"Jadi kalau kita lihat, biasanya itu mobil box itu kalau kita buka box di dalamnya tangki-tangki untuk menampung BBM bersubsidi," ucap Erika.
"Atau bisa juga kita sering ketemu truk yang atasnya ditutup terpal gitu ya, didalamnya banyak drum minyak solar bersubsidi. Itu beberapa apa kasus yang sering kita jumpai itu ya," sambungnya.
Baca juga: VIDEO BPH Migas Ungkap Modus Penyalahgunaan BBM Bersubsidi: Palsukan Rekomendasi
Kemudian, lanjut Erika, pihaknya kerap menemukan penyalahgunaan surat rekomendasi yang dikeluarkan oleh instansi terkait, justru digunakan untuk menimbun BBM bersubsidi.
"Jadi biasanya mereka bisa memalsukan ataupun yang menggunakannya itu bukan yang berhak. Tapi dia punya surat rekomendasi nya, itu nggak bisa beli di SPBU dengan jerigen-jerigen biasanya seperti itu," ungkapnya.
Erika menegaskan, para oknum yang melakukan penyalahgunaan BBM bersubsidi bakal dikenakan sanksi pidana selama 6 tahun atau denda sebesar Rp 60 miliar.
"Kami juga ingin mengingatkan ya, adanya sanksi pidana terhadap penyalahgunaan BBM ini. Jadi sanksi yang bisa diberikan terhadap pelanggaran penyalahgunaan BBM tersebut, yaitu sanksi pidana penjara paling lama 6 tahun dan juga denda paling tinggi Rp 60 miliar," ungkapnya.
Sistem penyaluran BBM bersubsidi belum optimal
Kepala Badan Pengatur Hilir Minyak dan Gas Bumi (BPH Migas) Erika Retnowati mengaku, sistem pengawasan penyaluran Bahan Bakar Minyak (BBM) bersubsidi masih belum optimal.
Hal tersebut menjadi faktor atas penyalahgunaan BBM bersubsidi yang terjadi selama tahun 2022.
"Adapun faktor-faktor yang mempengaruhi terjadinya penyalahgunaan BBM bersubsidi ini, salah satunya sistem pengendalian dan pengawasan dalam pendistribusian BBM solar bersubsidi ini, yang kami akui masih belum optimal," kata Erika di Gedung BPH Migas, Jakarta, Selasa (3/1/2023).
Baca juga: Peduli Rakyat, Alasan Presiden Jokowi Turunkan Harga BBM
Erika berujar, faktor lain yaitu adanya disparitas harga antara solar bersubsidi dengan solar yang digunakan untuk industri. Hal itu dilihat berdasarkan harga penjualan solar yang ditetapkan pemerintah lebih murah dibandingkan harga dipasaran.

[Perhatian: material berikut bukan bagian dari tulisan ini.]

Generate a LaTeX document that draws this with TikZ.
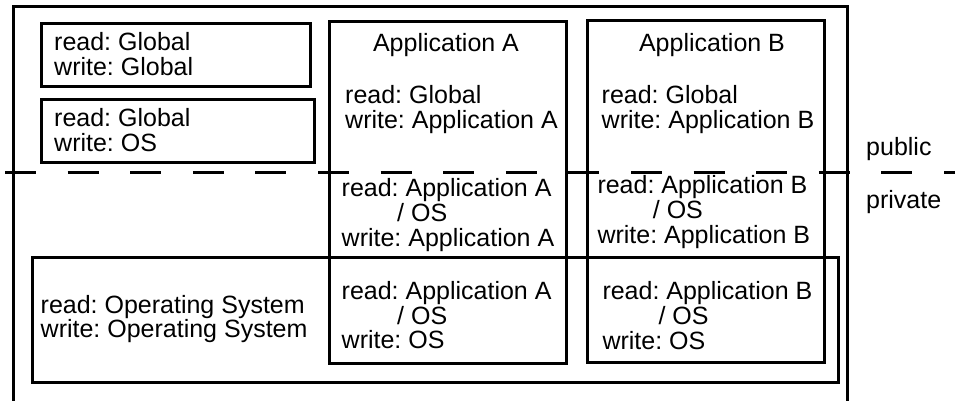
\documentclass[tikz,border=0pt]{standalone}
\usepackage{fontspec}
\setmainfont{Liberation Sans}
\frenchspacing
\begin{document}
\begin{tikzpicture}[x=1pt,y=-1pt,
  frame/.style={draw, line width=3pt, inner sep=0pt, rectangle},
  txt/.style={anchor=base west, inner sep=0pt, font=\fontsize{25pt}{25pt}\selectfont},
  ttl/.style={anchor=base, inner sep=0pt, font=\fontsize{25pt}{25pt}\selectfont},
  divider/.style={line width=3pt, dash pattern=on 31pt off 31.6pt}]
\useasboundingbox (0,0) rectangle (955,400);

% outer frame (its lower edge lies just below the page border)
\node[frame, minimum width=834.2pt, minimum height=397pt] (outer) at (430.6,204.5) {};

% global areas
\node[frame, minimum width=268.6pt, minimum height=62.8pt] (gg) at (176,55.1) {};
\node[txt] (gg1) at (54,50.5) {read: Global};
\node[txt] (gg2) at (54,75) {write: Global};

\node[frame, minimum width=272.3pt, minimum height=62.8pt] (gos) at (177.85,130.6) {};
\node[txt] (gos1) at (54,126.5) {read: Global};
\node[txt] (gos2) at (54,151) {write: OS};

% operating system area
\node[frame, minimum width=805.6pt, minimum height=125pt] (os) at (435.5,320.2) {};
\node[txt] (os1) at (40.5,313.3) {read: Operating System};
\node[txt] (os2) at (40.5,337.7) {write: Operating System};

% application A
\node[frame, minimum width=236.7pt, minimum height=342pt] (appA) at (447.85,192) {};
\node[ttl] (appAt) at (446,51.7) {Application A};
\node[txt] (aP1) at (345,103.3) {read: Global};
\node[txt] (aP2) at (345,128.3) {write: Application A};
\node[txt] (aQ1) at (341.5,196) {read: Application A};
\node[txt] (aQ2) at (397,221) {/ OS};
\node[txt] (aQ3) at (341.5,246) {write: Application A};
\node[txt] (aR1) at (341.5,299.3) {read: Application A};
\node[txt] (aR2) at (397,324) {/ OS};
\node[txt] (aR3) at (341.5,348.5) {write: OS};

% application B
\node[frame, minimum width=236.3pt, minimum height=342pt] (appB) at (705.85,191.3) {};
\node[ttl] (appBt) at (712,51.7) {Application B};
\node[txt] (bP1) at (601.5,103.3) {read: Global};
\node[txt] (bP2) at (601.5,128.3) {write: Application B};
\node[txt] (bQ1) at (597.3,193.3) {read: Application B};
\node[txt] (bQ2) at (652.7,218.3) {/ OS};
\node[txt] (bQ3) at (597.3,243.3) {write: Application B};
\node[txt] (bR1) at (602.3,299.3) {read: Application B};
\node[txt] (bR2) at (658.3,324) {/ OS};
\node[txt] (bR3) at (602.3,349) {write: OS};

% public / private boundary
\coordinate (divL) at (5,172.3);
\coordinate (divR) at (955,172.3);
\draw[divider] (divL) -- (divR);
\node[txt] (pub) at (866,155) {public};
\node[txt] (priv) at (866,208.3) {private};
\end{tikzpicture}
\end{document}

"Jadi sebagaimana kita ketahui harga untuk solar subsidi itu sudah ditetapkan pemerintah sebesar Rp 6.800, sementara di pasaran sekarang harga solar untuk industri itu berkisar di angka Rp 20.000," ungkap Erika.
"Jadi angka selisihnya itu sangat besar dan ini juga salah satu yang menimbulkan keinginan dari pihak-pihak yang tidak bertanggung jawab untuk melakukan penyalahgunaan BBM bersubsidi," sambungnya.
Terlebih, permintaan solar untuk industri dinilai sangat besar utamanya penggunaan solar yang dipergunakan bagi pelabuhan.